Nixon, who brought power to the V.P. post while serving Dwight Eisenhower for eight years, was right on his assessment. Spiro Agnew, whom he selected to be his Vice President in 1969, became more of a burden than an asset. The former governor of Maryland managed to antagonize allies (conservatives) and enemies (the press). After his reelection in 1972, Nixon trusted him with no responsibilities. He was “unfit to govern.”

Timothy Michael Kaine is not “a relatively unknown” like Spiro Agnew but concedes to being “a boring person.” He defines himself as “a man for the others” – a motto learnt from St. Ignatius of Loyola missionaries that forever changed his personal and political life.

His being a Catholic is “the key reason” why Hillary Clinton picked Tim Kaine as her running mate in the November 8 presidential elections, says Religion News Service’s editor David Gibson. It has already been the main reason why Joe Biden was Barack Obama’s pick in 2008.

“Since the 1970s, each party [Democrat and Republican] is “guaranteed about 40% of the Catholic vote”, Gibson added. “But it’s that middle 20% that is in play and, in a close election, winning that bloc is crucial” to Hillary and Donald Trump’s chances. “Now it seems almost a requirement to put a second in command who can tick the Catholic box.”

Trump – who studied for two years at Fordham University, a Jesuit school in the Bronx, before transferring to the University of Pennsylvania, “to test against the best” – is also aware of that requirement. His running mate, Indiana governor Mike Pence, “likes to call himself ‘evangelical Catholic’ even though he left the Catholicism of his birth to embrace Protestant evangelicalism while in college.”

 

From Harvard to Honduras

The eldest son of an ironworker and a home economics teacher, Tim Kaine was born in St Paul, Minnesota, in 1958, but grew up in the area of Kansas City, Missouri. His parents were “so devout,” Kaine told C-SPAN, that “if we got back from a vacation on a Sunday night at 7:30 p.m., they would know one church in Kansas City that had Mass that we can make it to.”

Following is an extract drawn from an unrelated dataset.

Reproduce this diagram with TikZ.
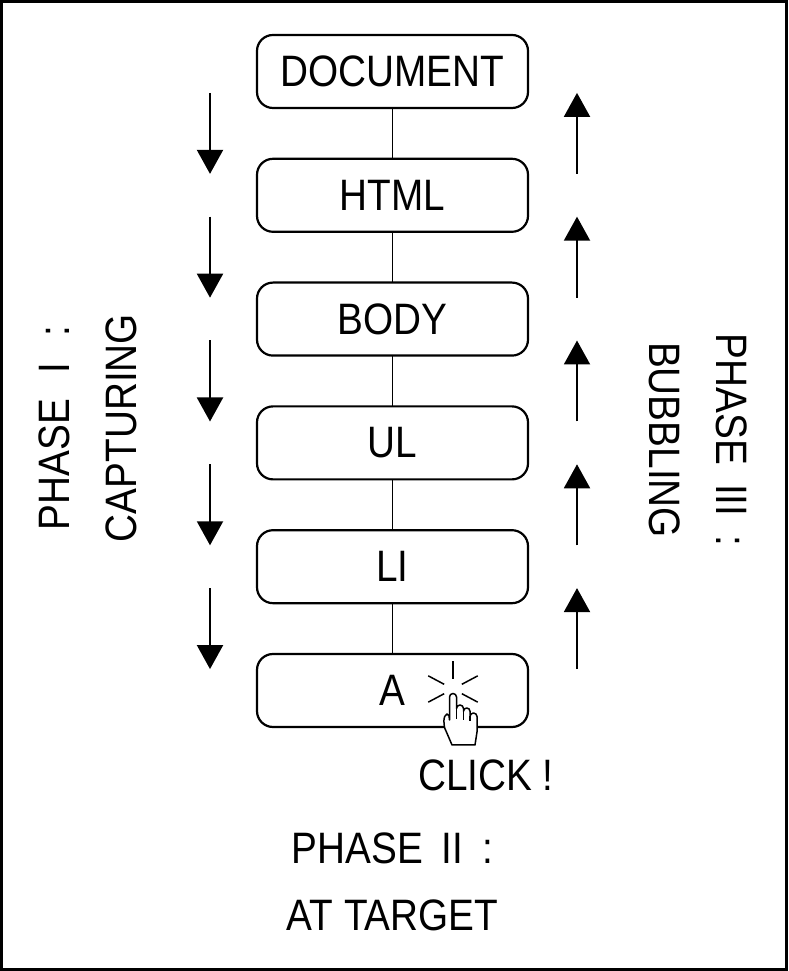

It was in Kansas that Kaine attended the all-boys Jesuit Rockhurst High School. Afterwards, he entered the University of Missouri to complete a bachelor’s degree in economics before being admitted to Harvard Law School.

At Harvard, he took a year off to volunteer with the Jesuit mission in El Progresso, Honduras. Here, he spent nine months (from 1980 to 1981) teaching carpentry and welding, and also learning Spanish.

“I came back with new lessons in humility and service, and I resolved to devote my talent and energy to helping others,” Kaine told the Democratic convention, when accepting his V.P. nomination. “My faith is my North Star for orienting my life. Since returning from Honduras 25 years ago, I have worked hard to serve my church, my family, community, city and state.”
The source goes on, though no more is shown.